Quelle est la loi applicable au régime matrimonial d’époux français mariés à l’étranger ?
S’agissant d’époux mariés à compter du 1er septembre 1992, la réponse à cette question résulte pour le juge français de l’application des règles de conflit définies par la convention de La Haye du 14 mars 1978 sur la loi applicable au régime matrimonial (sur laquelle, v. G. A. L. Droz).

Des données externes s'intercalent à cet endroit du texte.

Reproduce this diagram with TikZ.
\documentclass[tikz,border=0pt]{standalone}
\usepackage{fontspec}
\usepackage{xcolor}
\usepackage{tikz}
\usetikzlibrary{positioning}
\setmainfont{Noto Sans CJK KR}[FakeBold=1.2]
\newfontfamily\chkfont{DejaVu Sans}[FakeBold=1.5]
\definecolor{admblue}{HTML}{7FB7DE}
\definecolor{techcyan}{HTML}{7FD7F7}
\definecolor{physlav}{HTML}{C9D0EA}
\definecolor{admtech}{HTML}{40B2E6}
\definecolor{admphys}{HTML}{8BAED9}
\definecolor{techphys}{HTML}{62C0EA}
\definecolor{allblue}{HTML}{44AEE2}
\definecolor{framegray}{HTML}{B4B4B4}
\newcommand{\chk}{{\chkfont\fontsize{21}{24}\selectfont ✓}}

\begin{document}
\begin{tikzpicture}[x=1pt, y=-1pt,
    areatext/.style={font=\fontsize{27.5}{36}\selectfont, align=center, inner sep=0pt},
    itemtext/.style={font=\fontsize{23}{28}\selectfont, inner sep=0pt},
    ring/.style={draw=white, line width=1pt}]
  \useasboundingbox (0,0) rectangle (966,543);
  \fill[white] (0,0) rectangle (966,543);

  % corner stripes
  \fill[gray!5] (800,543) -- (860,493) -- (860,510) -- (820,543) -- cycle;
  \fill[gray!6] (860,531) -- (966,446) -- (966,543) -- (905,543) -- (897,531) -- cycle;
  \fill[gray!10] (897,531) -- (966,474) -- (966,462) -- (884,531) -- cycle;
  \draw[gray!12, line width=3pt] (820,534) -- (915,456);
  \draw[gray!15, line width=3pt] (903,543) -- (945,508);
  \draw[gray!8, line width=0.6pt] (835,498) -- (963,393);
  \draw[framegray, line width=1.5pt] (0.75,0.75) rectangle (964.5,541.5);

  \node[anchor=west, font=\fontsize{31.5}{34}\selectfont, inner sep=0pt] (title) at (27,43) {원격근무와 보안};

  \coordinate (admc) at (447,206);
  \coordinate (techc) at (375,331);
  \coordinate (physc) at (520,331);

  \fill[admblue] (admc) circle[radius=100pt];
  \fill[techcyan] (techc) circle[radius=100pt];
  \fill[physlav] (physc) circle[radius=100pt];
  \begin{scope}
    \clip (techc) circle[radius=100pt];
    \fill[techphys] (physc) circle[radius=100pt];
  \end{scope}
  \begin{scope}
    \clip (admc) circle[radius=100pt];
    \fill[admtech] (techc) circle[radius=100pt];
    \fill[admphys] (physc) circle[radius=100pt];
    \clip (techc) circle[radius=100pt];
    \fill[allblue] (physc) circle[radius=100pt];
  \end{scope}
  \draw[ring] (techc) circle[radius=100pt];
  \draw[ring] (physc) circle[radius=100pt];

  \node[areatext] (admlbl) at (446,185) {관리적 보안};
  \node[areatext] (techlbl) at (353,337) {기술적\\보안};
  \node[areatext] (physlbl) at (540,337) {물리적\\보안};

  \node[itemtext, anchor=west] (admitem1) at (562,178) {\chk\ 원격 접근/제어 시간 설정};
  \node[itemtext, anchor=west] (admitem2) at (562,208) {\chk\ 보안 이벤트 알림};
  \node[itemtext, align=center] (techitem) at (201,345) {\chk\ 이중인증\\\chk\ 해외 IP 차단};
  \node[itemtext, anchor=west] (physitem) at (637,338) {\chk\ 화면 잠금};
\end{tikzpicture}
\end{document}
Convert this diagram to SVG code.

Fruit du compromis entre les pays de tradition romano-germanique et les pays de Common Law, le système retenu par la Convention admet la mutabilité de la loi applicable au régime au cours du mariage, rompant avec le caractère de cette loi retenu par le droit international privé français. La rupture n’est certes pas totale puisque la Convention prévoit dans son article 7, alinéa 1er, que le principe est celui de la permanence de la loi désignée conformément à ses dispositions, laquelle demeure applicable tout au long du mariage, indépendamment du changement affectant un critère de rattachement (nationalité ou résidence habituelle des époux). Mais ce principe est écarté pour laisser la place à la mutabilité volontaire par les époux de la loi applicable à leur régime matrimonial (art. 6), et à la mutabilité automatique de cette loi en présence d’une évolution dans les circonstances de rattachement. Ainsi, l’article 7, alinéa 2, 1°, prévoit-il que, à défaut pour les époux d’avoir choisi la loi applicable ou fait un contrat de mariage, « la loi interne de l'État où ils ont tous deux leur résidence habituelle devient applicable, aux lieu et place de celle à laquelle leur régime matrimonial était antérieurement soumis à partir du moment où ils y fixent leur résidence habituelle, si la nationalité de cet État est leur nationalité commune ».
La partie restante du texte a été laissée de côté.